Grabbing that tiger by the tail

It’s a quiet sunny morning and you have the airport all to yourself as you preflight your favorite rental aircraft for a pleasure flight in the still, crisp fall air. The fuel tanks are topped, as you requested the previous evening, and the wings are frost-free—no time needed to polish down any frozen dew.

Looks like there’s no one around to hear your ritual warning cry of “Clear prop,” but you give it all you’ve got anyway, then hit the starter to get the propeller swinging, tweaking the throttle for an easy 1,000 rpm warm-up power setting.

All good so far, so after attending to the preliminaries, you ease the power up a bit to taxi out to the runway—but the aircraft doesn’t budge. That’s OK, the wheels are resting in small depressions in the grass of the flight line after all. So, you push up the power a bit more, your feet guarding the brake pedals against an anticipated lurch forward—which doesn’t happen.

Are you starting to get that what-did-I-forget feeling?

You run through the possibilities of a preflight omission: The tires aren’t flat, you distinctly remember removing and stowing the wheel chocks, and the tiedown ropes—at least the ones you can see—are in plain sight, undone and lying neatly coiled beneath >the wingtips.

But there’s another tiedown rope you can’t see—and the circumstantial evidence strongly suggests that the airport and the airplane are still joined by the tiedown rope fastened to the ring underneath the tail (and now there are people showing up at the field, some of them standing by to watch you taxi out and take off).

Here are your choices:

Set the throttle at idle, set the parking brake, and jump out and untie the tail.

Try to get the attention of one of the strangers on the ramp to come over to your side of the airplane so you can open your window and ask them (over engine noise) to untie the tail rope.

Shut down the engine and do it yourself.

If every detail is not carefully arranged, an airplane left to its own devices can go on an unsupervised and dangerous runabout.Please vote for option number three. Believe me when I tell you that there are many people out there who wished they had after more convenient-seeming ideas went awry.
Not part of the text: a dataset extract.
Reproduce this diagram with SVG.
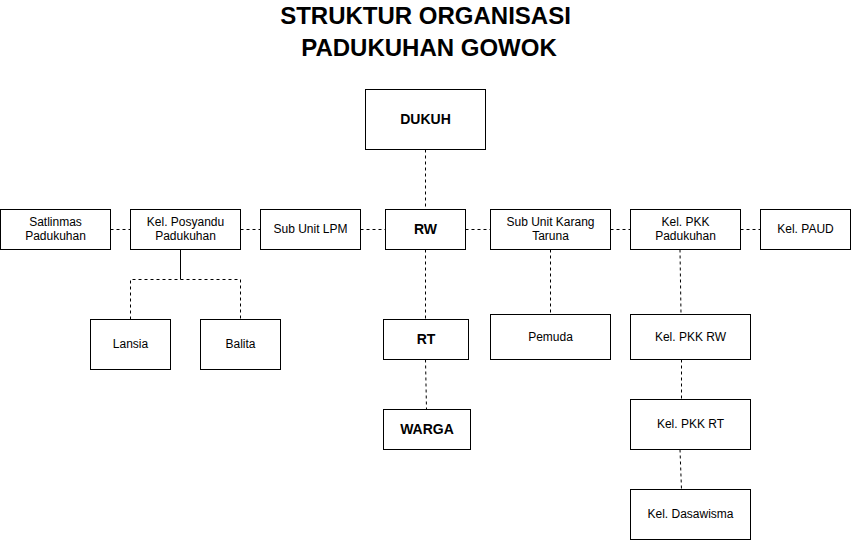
<svg xmlns="http://www.w3.org/2000/svg" width="851" height="540" viewBox="0 0 851 540">
<style>
.box{fill:#ffffff;stroke:#000000;stroke-width:1}
.t{font-family:"Liberation Sans",Arial,sans-serif;font-size:12px;fill:#000000;text-anchor:middle}
.b{font-family:"Liberation Sans",Arial,sans-serif;font-size:14px;font-weight:bold;fill:#000000;text-anchor:middle}
.title{font-family:"Liberation Sans",Arial,sans-serif;font-size:24px;font-weight:bold;fill:#000000;text-anchor:middle}
.d{fill:none;stroke:#000000;stroke-width:1;stroke-dasharray:3 3}
.s{fill:none;stroke:#000000;stroke-width:1}
</style>
<rect width="851" height="540" fill="#ffffff"/>
<g id="title">
<text class="title" x="425.5" y="23.5">STRUKTUR ORGANISASI</text>
<text class="title" x="429" y="55.5">PADUKUHAN GOWOK</text>
</g>
<g id="connectors">
<line class="d" x1="110.5" y1="229.5" x2="130.5" y2="229.5"/>
<line class="d" x1="240.5" y1="229.5" x2="260.5" y2="229.5"/>
<line class="d" x1="360.5" y1="229.5" x2="385.5" y2="229.5"/>
<line class="d" x1="465.5" y1="229.5" x2="490.5" y2="229.5"/>
<line class="d" x1="610.5" y1="229.5" x2="630.5" y2="229.5"/>
<line class="d" x1="740.5" y1="229.5" x2="760.5" y2="229.5"/>
<line class="d" x1="425.5" y1="149.5" x2="425.5" y2="209.5"/>
<line class="d" x1="425.5" y1="249.5" x2="425.5" y2="319.5"/>
<line class="d" x1="425.5" y1="359.5" x2="426.5" y2="409.5"/>
<line class="s" x1="180.5" y1="249.5" x2="180.5" y2="279.5"/>
<polyline class="d" points="130.5,319.5 130.5,279.5 240.5,279.5 240.5,319.5"/>
<line class="d" x1="550.5" y1="249.5" x2="550.5" y2="314.5"/>
<line class="d" x1="680" y1="249.5" x2="681" y2="314.5"/>
<line class="d" x1="681.5" y1="359.5" x2="681.5" y2="399.5"/>
<line class="d" x1="680" y1="449.5" x2="681.5" y2="489.5"/>
</g>
<g id="dukuh"><rect class="box" x="365.5" y="89.5" width="120" height="60"/><text class="b" x="425.5" y="123.8">DUKUH</text></g>
<g id="satlinmas"><rect class="box" x="0.5" y="209.5" width="110" height="40"/><text class="t" x="55.5" y="225.5">Satlinmas</text><text class="t" x="55.5" y="239.5">Padukuhan</text></g>
<g id="posyandu"><rect class="box" x="130.5" y="209.5" width="110" height="40"/><text class="t" x="185.5" y="225.5">Kel. Posyandu</text><text class="t" x="185.5" y="239.5">Padukuhan</text></g>
<g id="lpm"><rect class="box" x="260.5" y="209.5" width="100" height="40"/><text class="t" x="310.5" y="233">Sub Unit LPM</text></g>
<g id="rw"><rect class="box" x="385.5" y="209.5" width="80" height="40"/><text class="b" x="425.5" y="233.8">RW</text></g>
<g id="karang-taruna"><rect class="box" x="490.5" y="209.5" width="120" height="40"/><text class="t" x="550.5" y="225.5">Sub Unit Karang</text><text class="t" x="550.5" y="239.5">Taruna</text></g>
<g id="pkk-padukuhan"><rect class="box" x="630.5" y="209.5" width="110" height="40"/><text class="t" x="685.5" y="225.5">Kel. PKK</text><text class="t" x="685.5" y="239.5">Padukuhan</text></g>
<g id="paud"><rect class="box" x="760.5" y="209.5" width="90" height="40"/><text class="t" x="805.5" y="233">Kel. PAUD</text></g>
<g id="lansia"><rect class="box" x="90.5" y="319.5" width="80" height="50"/><text class="t" x="130.5" y="348">Lansia</text></g>
<g id="balita"><rect class="box" x="200.5" y="319.5" width="80" height="50"/><text class="t" x="240.5" y="348">Balita</text></g>
<g id="rt"><rect class="box" x="383.5" y="319.5" width="85" height="40"/><text class="b" x="426" y="343.8">RT</text></g>
<g id="warga"><rect class="box" x="383.5" y="409.5" width="87" height="40"/><text class="b" x="427" y="433.8">WARGA</text></g>
<g id="pemuda"><rect class="box" x="490.5" y="314.5" width="120" height="45"/><text class="t" x="550.5" y="340.5">Pemuda</text></g>
<g id="pkk-rw"><rect class="box" x="630.5" y="314.5" width="120" height="45"/><text class="t" x="690.5" y="340.5">Kel. PKK RW</text></g>
<g id="pkk-rt"><rect class="box" x="630.5" y="399.5" width="120" height="50"/><text class="t" x="690.5" y="428">Kel. PKK RT</text></g>
<g id="dasawisma"><rect class="box" x="630.5" y="489.5" width="120" height="50"/><text class="t" x="690.5" y="518">Kel. Dasawisma</text></g>
</svg>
Avoid option two like the plague—bystanders and propellers just don’t mix. Option one isn’t much better.

That seems obvious, but it’s still surprising how strong the temptation can be to try to shortcut the safest option. You may have to suffer a few weeks of good-natured razzing about the tiedown rope if someone you know happens to be among those observing when you shut down to straighten things out, but that’s a far better predicament to be in than becoming the star of a YouTube video about a pilot trying to corral a runaway airplane.

A more complicated scenario confronts the pilot whose airplane must be started either by hand-propping the engine to life or using external power to engage a starter. If every detail is not carefully arranged, an airplane left to its own devices can go on an unsupervised and dangerous runabout—leading to what the NTSB might describe as a “loss of control on ground” accident as it did concerning a mishap at a Missouri airport on November 10, 2019.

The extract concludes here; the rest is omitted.